= Records for processing =
-------
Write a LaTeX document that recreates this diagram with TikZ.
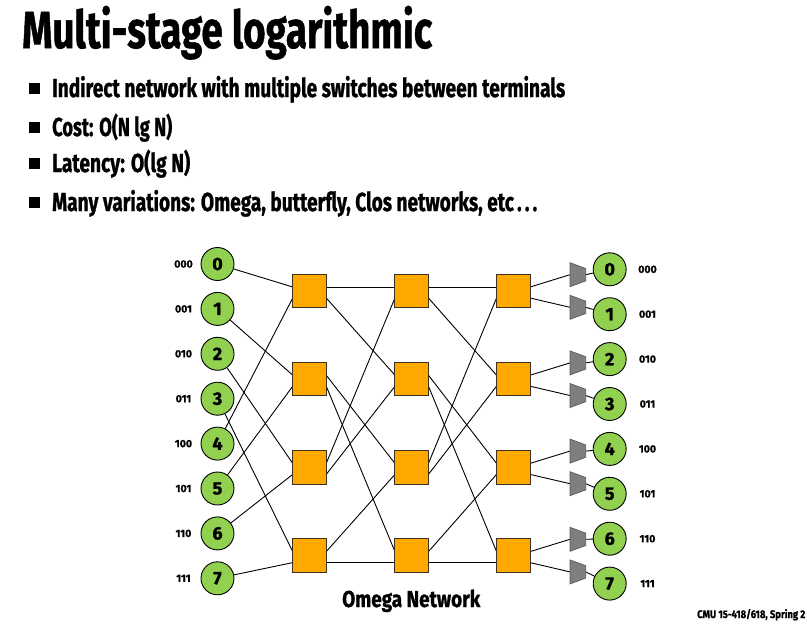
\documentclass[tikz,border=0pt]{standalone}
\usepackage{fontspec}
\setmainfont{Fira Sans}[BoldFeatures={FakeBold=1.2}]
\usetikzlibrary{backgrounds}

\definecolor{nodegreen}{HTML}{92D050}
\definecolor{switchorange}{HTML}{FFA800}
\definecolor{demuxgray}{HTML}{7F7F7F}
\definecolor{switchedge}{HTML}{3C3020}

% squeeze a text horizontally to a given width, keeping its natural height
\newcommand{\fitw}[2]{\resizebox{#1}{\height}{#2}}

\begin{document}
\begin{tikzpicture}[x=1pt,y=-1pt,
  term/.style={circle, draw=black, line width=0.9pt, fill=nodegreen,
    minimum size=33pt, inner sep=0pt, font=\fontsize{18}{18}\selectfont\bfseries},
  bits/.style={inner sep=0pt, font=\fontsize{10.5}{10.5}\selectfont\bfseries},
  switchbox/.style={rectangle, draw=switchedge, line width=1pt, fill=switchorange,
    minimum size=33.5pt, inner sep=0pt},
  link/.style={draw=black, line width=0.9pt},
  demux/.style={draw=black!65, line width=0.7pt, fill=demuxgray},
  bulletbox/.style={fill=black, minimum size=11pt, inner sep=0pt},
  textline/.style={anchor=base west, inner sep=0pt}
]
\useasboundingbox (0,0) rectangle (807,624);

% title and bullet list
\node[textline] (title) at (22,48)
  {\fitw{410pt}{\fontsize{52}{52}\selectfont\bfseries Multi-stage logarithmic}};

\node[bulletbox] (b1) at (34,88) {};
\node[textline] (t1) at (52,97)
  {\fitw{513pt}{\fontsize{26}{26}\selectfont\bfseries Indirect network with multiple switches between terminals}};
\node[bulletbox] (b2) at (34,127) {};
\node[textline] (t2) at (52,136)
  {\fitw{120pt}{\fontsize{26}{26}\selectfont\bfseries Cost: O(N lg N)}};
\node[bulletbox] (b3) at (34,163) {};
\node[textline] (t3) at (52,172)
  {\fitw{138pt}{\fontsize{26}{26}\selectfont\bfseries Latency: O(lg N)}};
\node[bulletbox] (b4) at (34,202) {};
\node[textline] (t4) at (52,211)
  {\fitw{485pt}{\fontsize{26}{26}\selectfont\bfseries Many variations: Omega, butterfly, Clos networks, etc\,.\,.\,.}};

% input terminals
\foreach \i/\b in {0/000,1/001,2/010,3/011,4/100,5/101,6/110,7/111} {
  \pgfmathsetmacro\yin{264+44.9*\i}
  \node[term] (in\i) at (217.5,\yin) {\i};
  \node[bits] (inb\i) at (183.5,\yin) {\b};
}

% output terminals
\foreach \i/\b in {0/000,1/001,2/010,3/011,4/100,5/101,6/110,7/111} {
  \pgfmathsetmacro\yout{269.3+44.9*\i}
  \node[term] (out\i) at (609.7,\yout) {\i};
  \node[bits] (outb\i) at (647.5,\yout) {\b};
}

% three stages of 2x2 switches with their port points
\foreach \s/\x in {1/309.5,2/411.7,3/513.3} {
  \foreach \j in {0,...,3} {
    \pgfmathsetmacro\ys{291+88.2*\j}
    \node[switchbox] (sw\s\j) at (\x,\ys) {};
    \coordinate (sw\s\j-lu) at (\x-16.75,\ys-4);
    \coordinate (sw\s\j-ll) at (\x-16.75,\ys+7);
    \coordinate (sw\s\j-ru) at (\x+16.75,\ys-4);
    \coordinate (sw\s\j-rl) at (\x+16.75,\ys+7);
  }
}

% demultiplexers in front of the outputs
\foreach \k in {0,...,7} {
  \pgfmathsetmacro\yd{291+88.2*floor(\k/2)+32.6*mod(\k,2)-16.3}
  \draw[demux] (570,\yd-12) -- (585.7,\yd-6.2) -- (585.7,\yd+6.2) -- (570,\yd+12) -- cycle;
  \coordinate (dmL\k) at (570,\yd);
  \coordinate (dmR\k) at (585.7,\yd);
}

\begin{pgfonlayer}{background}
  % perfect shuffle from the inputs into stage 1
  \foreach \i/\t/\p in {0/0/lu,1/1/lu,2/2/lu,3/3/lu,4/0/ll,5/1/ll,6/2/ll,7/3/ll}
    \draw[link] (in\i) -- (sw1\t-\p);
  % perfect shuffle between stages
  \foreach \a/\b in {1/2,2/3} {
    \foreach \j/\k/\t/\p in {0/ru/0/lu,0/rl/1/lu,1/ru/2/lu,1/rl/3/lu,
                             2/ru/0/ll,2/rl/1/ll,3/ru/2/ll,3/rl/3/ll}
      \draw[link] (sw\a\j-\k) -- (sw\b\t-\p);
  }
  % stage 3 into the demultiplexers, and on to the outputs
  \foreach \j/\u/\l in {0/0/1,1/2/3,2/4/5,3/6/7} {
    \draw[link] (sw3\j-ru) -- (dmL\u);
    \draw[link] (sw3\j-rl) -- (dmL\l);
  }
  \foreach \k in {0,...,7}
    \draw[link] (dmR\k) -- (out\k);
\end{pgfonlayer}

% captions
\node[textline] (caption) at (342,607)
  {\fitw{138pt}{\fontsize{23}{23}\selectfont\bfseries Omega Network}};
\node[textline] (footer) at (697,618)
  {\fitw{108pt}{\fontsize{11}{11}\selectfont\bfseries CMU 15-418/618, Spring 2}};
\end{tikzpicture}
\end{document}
-------
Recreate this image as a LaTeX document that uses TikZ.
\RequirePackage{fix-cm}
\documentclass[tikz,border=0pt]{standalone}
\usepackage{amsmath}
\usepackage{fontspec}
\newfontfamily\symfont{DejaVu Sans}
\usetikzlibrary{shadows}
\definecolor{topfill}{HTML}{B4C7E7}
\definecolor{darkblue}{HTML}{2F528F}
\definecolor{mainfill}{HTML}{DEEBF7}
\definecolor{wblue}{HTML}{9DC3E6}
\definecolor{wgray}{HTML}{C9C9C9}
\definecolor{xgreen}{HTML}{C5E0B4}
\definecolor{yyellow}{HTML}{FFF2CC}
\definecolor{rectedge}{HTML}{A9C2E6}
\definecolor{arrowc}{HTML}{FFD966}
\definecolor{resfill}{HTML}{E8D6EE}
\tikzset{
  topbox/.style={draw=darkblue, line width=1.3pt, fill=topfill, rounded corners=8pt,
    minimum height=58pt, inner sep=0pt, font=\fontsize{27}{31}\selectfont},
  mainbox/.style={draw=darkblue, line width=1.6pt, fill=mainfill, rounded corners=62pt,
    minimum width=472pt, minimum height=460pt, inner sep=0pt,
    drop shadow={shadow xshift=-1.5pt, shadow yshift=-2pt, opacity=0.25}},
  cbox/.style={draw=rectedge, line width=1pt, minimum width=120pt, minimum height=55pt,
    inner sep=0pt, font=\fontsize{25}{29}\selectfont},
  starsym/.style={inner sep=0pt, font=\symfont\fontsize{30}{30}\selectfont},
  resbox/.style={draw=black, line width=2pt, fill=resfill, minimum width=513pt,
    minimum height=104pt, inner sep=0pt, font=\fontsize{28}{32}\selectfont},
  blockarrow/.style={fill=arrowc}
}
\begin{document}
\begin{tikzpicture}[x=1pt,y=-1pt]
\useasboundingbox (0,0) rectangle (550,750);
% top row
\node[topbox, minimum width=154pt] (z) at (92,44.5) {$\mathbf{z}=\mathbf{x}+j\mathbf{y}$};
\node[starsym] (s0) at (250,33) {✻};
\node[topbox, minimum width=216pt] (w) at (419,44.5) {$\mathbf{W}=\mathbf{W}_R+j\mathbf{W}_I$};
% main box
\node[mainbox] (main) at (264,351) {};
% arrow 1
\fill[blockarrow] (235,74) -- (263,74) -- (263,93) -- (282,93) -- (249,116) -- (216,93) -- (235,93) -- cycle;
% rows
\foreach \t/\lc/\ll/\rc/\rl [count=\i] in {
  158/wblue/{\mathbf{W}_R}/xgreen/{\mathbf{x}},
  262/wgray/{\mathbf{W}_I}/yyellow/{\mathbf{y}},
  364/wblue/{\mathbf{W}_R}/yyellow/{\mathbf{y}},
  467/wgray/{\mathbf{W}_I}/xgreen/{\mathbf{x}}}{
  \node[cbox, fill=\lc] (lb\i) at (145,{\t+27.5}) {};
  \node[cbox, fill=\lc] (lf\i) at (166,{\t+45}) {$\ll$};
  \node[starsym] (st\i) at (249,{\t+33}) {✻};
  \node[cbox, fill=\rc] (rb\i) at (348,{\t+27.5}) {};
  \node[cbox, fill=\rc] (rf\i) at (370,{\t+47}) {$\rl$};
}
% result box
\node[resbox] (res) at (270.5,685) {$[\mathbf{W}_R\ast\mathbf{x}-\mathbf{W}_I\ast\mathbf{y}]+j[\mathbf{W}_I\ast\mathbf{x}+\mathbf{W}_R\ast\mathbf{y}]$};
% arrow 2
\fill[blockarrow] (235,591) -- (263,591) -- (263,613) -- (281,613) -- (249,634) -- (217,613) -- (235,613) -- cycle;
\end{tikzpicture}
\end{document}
-------
Give again the lines from "Write a LaTeX" to "(0,0) rectangle (807,624);" exactly, both of those lines included, and do not include any pictures.

Write a LaTeX document that recreates this diagram with TikZ.
\documentclass[tikz,border=0pt]{standalone}
\usepackage{fontspec}
\setmainfont{Fira Sans}[BoldFeatures={FakeBold=1.2}]
\usetikzlibrary{backgrounds}

\definecolor{nodegreen}{HTML}{92D050}
\definecolor{switchorange}{HTML}{FFA800}
\definecolor{demuxgray}{HTML}{7F7F7F}
\definecolor{switchedge}{HTML}{3C3020}

% squeeze a text horizontally to a given width, keeping its natural height
\newcommand{\fitw}[2]{\resizebox{#1}{\height}{#2}}

\begin{document}
\begin{tikzpicture}[x=1pt,y=-1pt,
  term/.style={circle, draw=black, line width=0.9pt, fill=nodegreen,
    minimum size=33pt, inner sep=0pt, font=\fontsize{18}{18}\selectfont\bfseries},
  bits/.style={inner sep=0pt, font=\fontsize{10.5}{10.5}\selectfont\bfseries},
  switchbox/.style={rectangle, draw=switchedge, line width=1pt, fill=switchorange,
    minimum size=33.5pt, inner sep=0pt},
  link/.style={draw=black, line width=0.9pt},
  demux/.style={draw=black!65, line width=0.7pt, fill=demuxgray},
  bulletbox/.style={fill=black, minimum size=11pt, inner sep=0pt},
  textline/.style={anchor=base west, inner sep=0pt}
]
\useasboundingbox (0,0) rectangle (807,624);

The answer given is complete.